The search for historical truth: Jason Lee and Willamette commemorations

by Grace Pochis ’17,

Part six: The march of progress

Whig histories talk about the past based on the contemporary reality of the historian. As well as creating a history of steps toward the present, the historian thinks present circumstances are the pinnacle of this march of progress. That’s exactly what can be seen in histories of Jason Lee, starting with his birth. Jason Lee was born to American parents living in Canada — but, as Whig historians need him to be undebatably American, they say that Lee’s parents made a mistake in where they built their house. They offer other reasons why Lee is nevertheless a quintessential American citizen. The Oregon Conference Historical Society says that not only was Lee’s father a veteran of the Revolutionary War, but that Lee was “a staunch and loyal American citizen,” and one who continued to hold Euro-American interests as he traveled outside the country to Oregon Territory, where he “laid the very foundations of the American State.”

The historian Robert Gatke, writing in the 1940s, has the same preoccupation, saying, “There can be no question of Jason Lee’s being an American citizen both in interest and in fact.” What these American historians imply through their vehement defense of Lee’s Americanness is that America is better than Canada, and that being American is something special. In their interpretations of the past,  these historians argue that they themselves, being American, and Oregon, now incorporated into America, are awesome.

The 1884 history of the Methodist Church also assumes a triumphant present, including self-congratulatory remarks about the “marked success which has resulted from these early labors of the pioneers of this Church” or “the good results of their action.”  A Willamette Bulletin from around this time says, “From the battlements above, Jason Lee and his coadjutors must look with gratitude and delight on the blessed results of their faithful labors.” This Methodist history shows the other side of portraying history as a march of progress —that the past was not as good as the present.

In describing early Missionary work, the Methodist story emphasizes the wildness and danger of the land in the past. “... they left behind them their homes, the comforts and luxuries of civilization, and started out upon an almost trackless wilderness, to traverse thousands of miles over what was indeed to them a ‘terra incognita.’ In imagination we follow them as they toiled on, over broad plains and arid deserts, climbed the precipitous mountain sides or threaded the intricate mazes of the dark, tangled forest….”

Here, Lee becomes part of a wild realm of imagination, an almost unfathomably dark past sunk in the depths of primitivity. And “primitive” is actually the language they use to describe the early missions. They say, “it will be plainly seen that the primitive efforts of the missionaries to evangelize this people must have been of necessity simple, yet difficult…” They also admit that “ludicrous and even erroneous ideas may have been interchanged.”

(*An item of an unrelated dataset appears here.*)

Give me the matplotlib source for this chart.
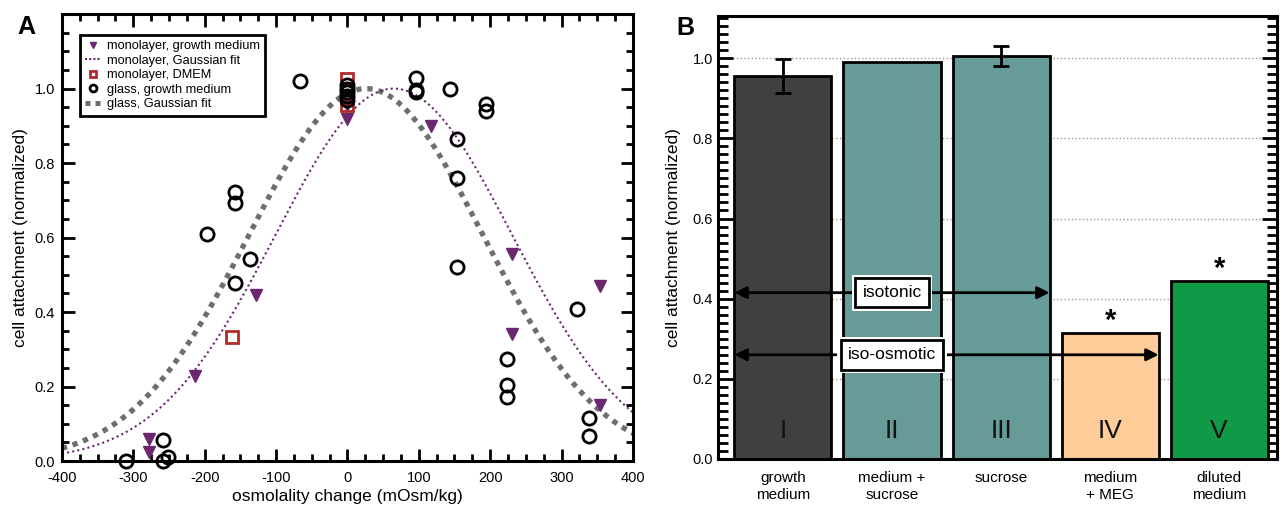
import matplotlib
matplotlib.use('Agg')
import matplotlib.pyplot as plt
import matplotlib.ticker as tick
from matplotlib.lines import Line2D
import numpy as np

plt.rcParams['font.family'] = ['Liberation Sans', 'DejaVu Sans']
plt.rcParams['axes.unicode_minus'] = False

# ---- panel A data ----
glass_x = [-310, -258, -258, -251, -197, -157, -157, -157, -136, -67,
           0, 0, 0, 0, 0, 96, 96, 96, 144, 153, 153, 153, 194, 194,
           223, 223, 223, 322, 338, 338]
glass_y = [0.0, 0.056, 0.0, 0.01, 0.609, 0.722, 0.692, 0.477, 0.543, 1.021,
           1.01, 1.0, 0.99, 0.98, 0.97, 1.029, 0.995, 0.99, 0.999, 0.864, 0.759, 0.522,
           0.959, 0.94, 0.275, 0.204, 0.171, 0.409, 0.115, 0.068]
mono_x = [-278, -278, -214, -128, 0, 0, 117, 230, 230, 354, 354]
mono_y = [0.058, 0.023, 0.229, 0.447, 0.955, 0.918, 0.9, 0.556, 0.34, 0.471, 0.15]
dmem_x = [-162, 0, 0, 0, 0]
dmem_y = [0.332, 1.025, 1.0, 0.975, 0.955]

# gaussian fit parameters (amplitude, centre, sigma)
mono_fit = (1.0, 65, 166)
glass_fit = (1.0, 26, 164)

# ---- panel B data ----
conditions = ['growth\nmedium', 'medium +\nsucrose', 'sucrose', 'medium\n+ MEG', 'diluted\nmedium']
numerals = ['I', 'II', 'III', 'IV', 'V']
attachment = [0.955, 0.99, 1.005, 0.315, 0.445]
errors = [0.042, 0, 0.025, 0, 0]
significant = [False, False, False, True, True]
bar_colors = ['#404040', '#669b98', '#669b98', '#fdcc98', '#0f9a48']

PURPLE = '#6b2870'
RED = '#b22a2a'
GRAY = '#6e6e6e'

fig = plt.figure(figsize=(12.83, 5.05), dpi=100)
axA = fig.add_axes([0.0483, 0.0871, 0.445, 0.885])
axB = fig.add_axes([0.5596, 0.0911, 0.4357, 0.877])

# ---------- A ----------
xs = np.linspace(-400, 400, 500)
def gauss(x, p):
    a, c, s = p
    return a * np.exp(-(x - c) ** 2 / (2 * s ** 2))

axA.plot(xs, gauss(xs, glass_fit), color=GRAY, lw=3.8, ls=(0, (1, 1.1)),
         dash_capstyle='butt', zorder=2)
axA.plot(xs, gauss(xs, mono_fit), color=PURPLE, lw=1.5, ls=(0, (1, 1.5)), zorder=2)
axA.plot(mono_x, mono_y, 'v', color=PURPLE, ms=9, mec=PURPLE, ls='none',
         clip_on=False, zorder=3)
axA.plot(dmem_x, dmem_y, 's', mfc='none', mec=RED, mew=2, ms=9, ls='none',
         clip_on=False, zorder=4)
axA.plot(glass_x, glass_y, 'o', mfc='none', mec='black', mew=2, ms=9.5, ls='none',
         clip_on=False, zorder=5)

axA.set_xlim(-400, 400)
axA.set_ylim(0, 1.2)
axA.xaxis.set_major_locator(tick.MultipleLocator(100))
axA.xaxis.set_minor_locator(tick.MultipleLocator(25))
axA.yaxis.set_major_locator(tick.FixedLocator([0, 0.2, 0.4, 0.6, 0.8, 1.0]))
axA.yaxis.set_major_formatter(tick.FormatStrFormatter('%.1f'))
axA.yaxis.set_minor_locator(tick.MultipleLocator(0.05))
axA.tick_params(which='both', direction='in', top=True, right=True, width=2,
                labelsize=10.5)
axA.tick_params(which='major', length=9)
axA.tick_params(which='minor', length=5)
axA.tick_params(axis='x', pad=7)
axA.tick_params(axis='y', pad=5)
for sp in axA.spines.values():
    sp.set_linewidth(2.2)
axA.set_xlabel('osmolality change (mOsm/kg)', fontsize=12.5, labelpad=3)
axA.set_ylabel('cell attachment (normalized)', fontsize=12.5, labelpad=5)

handles = [
    Line2D([], [], marker='v', color=PURPLE, ls='none', ms=5),
    Line2D([], [], color=PURPLE, lw=1.5, ls=(0, (1, 1))),
    Line2D([], [], marker='s', mfc='none', mec=RED, mew=2, ls='none', ms=5),
    Line2D([], [], marker='o', mfc='none', mec='black', mew=2, ls='none', ms=5),
    Line2D([], [], color=GRAY, lw=3.6, ls=(0, (1, 1)), dash_capstyle='butt'),
]
labels = ['monolayer, growth medium', 'monolayer, Gaussian fit', 'monolayer, DMEM',
          'glass, growth medium', 'glass, Gaussian fit']
leg = axA.legend(handles, labels, loc='upper left', bbox_to_anchor=(0.0315, 0.953),
                 borderaxespad=0, fontsize=9.2, frameon=True, fancybox=False,
                 framealpha=1, edgecolor='black', handlelength=1.25,
                 handletextpad=0.45, labelspacing=0.2, borderpad=0.4)
leg.get_frame().set_linewidth(2)

# ---------- B ----------
pos = np.arange(len(attachment))
axB.bar(pos, attachment, width=0.89, color=bar_colors, edgecolor='black', lw=2, zorder=2)
for i in pos:
    if errors[i] > 0:
        axB.errorbar(i, attachment[i], yerr=errors[i], color='black', lw=2,
                     capsize=6, capthick=2, zorder=3)
    axB.text(i, 0.07, numerals[i], ha='center', va='center', fontsize=19,
             color='#111111', zorder=4)
    if significant[i]:
        axB.text(i, attachment[i] + 0.03, '*', ha='center', va='center',
                 fontsize=21, fontweight='bold', zorder=4)

half = 0.445
arrows = [('isotonic', 0.415, 2), ('iso-osmotic', 0.26, 3)]
for name, yv, last in arrows:
    axB.annotate('', xy=(last + half, yv), xytext=(-half, yv),
                 arrowprops=dict(arrowstyle='<|-|>', color='black', lw=2,
                                 mutation_scale=18, shrinkA=0, shrinkB=0), zorder=5)
    axB.text(1.0, yv, name, ha='center', va='center', fontsize=12.5, color='white',
             bbox=dict(boxstyle='square,pad=0.6', fc='white', ec='none'), zorder=6)
    axB.text(1.0, yv, name, ha='center', va='center', fontsize=12.5, zorder=7,
             bbox=dict(boxstyle='square,pad=0.42', fc='white', ec='black', lw=2))

axB.set_xlim(-0.596, 4.53)
axB.set_ylim(0, 1.105)
axB.set_xticks(pos)
axB.set_xticklabels(conditions, fontsize=11)
axB.yaxis.set_major_locator(tick.MultipleLocator(0.2))
axB.yaxis.set_major_formatter(tick.FormatStrFormatter('%.1f'))
axB.yaxis.set_minor_locator(tick.MultipleLocator(0.02))
axB.tick_params(axis='y', which='both', direction='in', left=True, right=True,
                width=2, labelsize=10.5)
axB.tick_params(axis='y', which='major', length=11)
axB.tick_params(axis='y', which='minor', length=7)
axB.tick_params(axis='x', length=0, pad=9)
axB.yaxis.grid(True, ls=':', color='#9a9a9a', lw=1)
axB.set_axisbelow(True)
for sp in axB.spines.values():
    sp.set_linewidth(2.2)
axB.set_ylabel('cell attachment (normalized)', fontsize=12.5, labelpad=8)

fig.text(26 / 1283, 1 - 27 / 505, 'A', fontsize=18, fontweight='bold',
         ha='center', va='center')
fig.text(685 / 1283, 1 - 28 / 505, 'B', fontsize=18, fontweight='bold',
         ha='center', va='center')

fig.savefig('out.png', dpi=100)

Hines, writing his history of Oregon 16 years earlier in 1868, also emphasized the metaphorical darkness of Oregon in this time. He says, “Simple were the means employed, but grand have been the results secured,” which in one sentence declares the triumph of the present and establishes that the past wasn’t as awesome. The past is glorified — often by romanticizing the wildness of the land and the struggles and privations the Missionaries enduring while building their Euro-American infrastructure. But while these histories say that past people like Jason Lee were superhumanly great, they call their tools and means rudimentary. The histories emphasize that they built log cabins and they couldn’t communicate with the Native people of Oregon. There’s a clear hierarchy in these histories of present over past.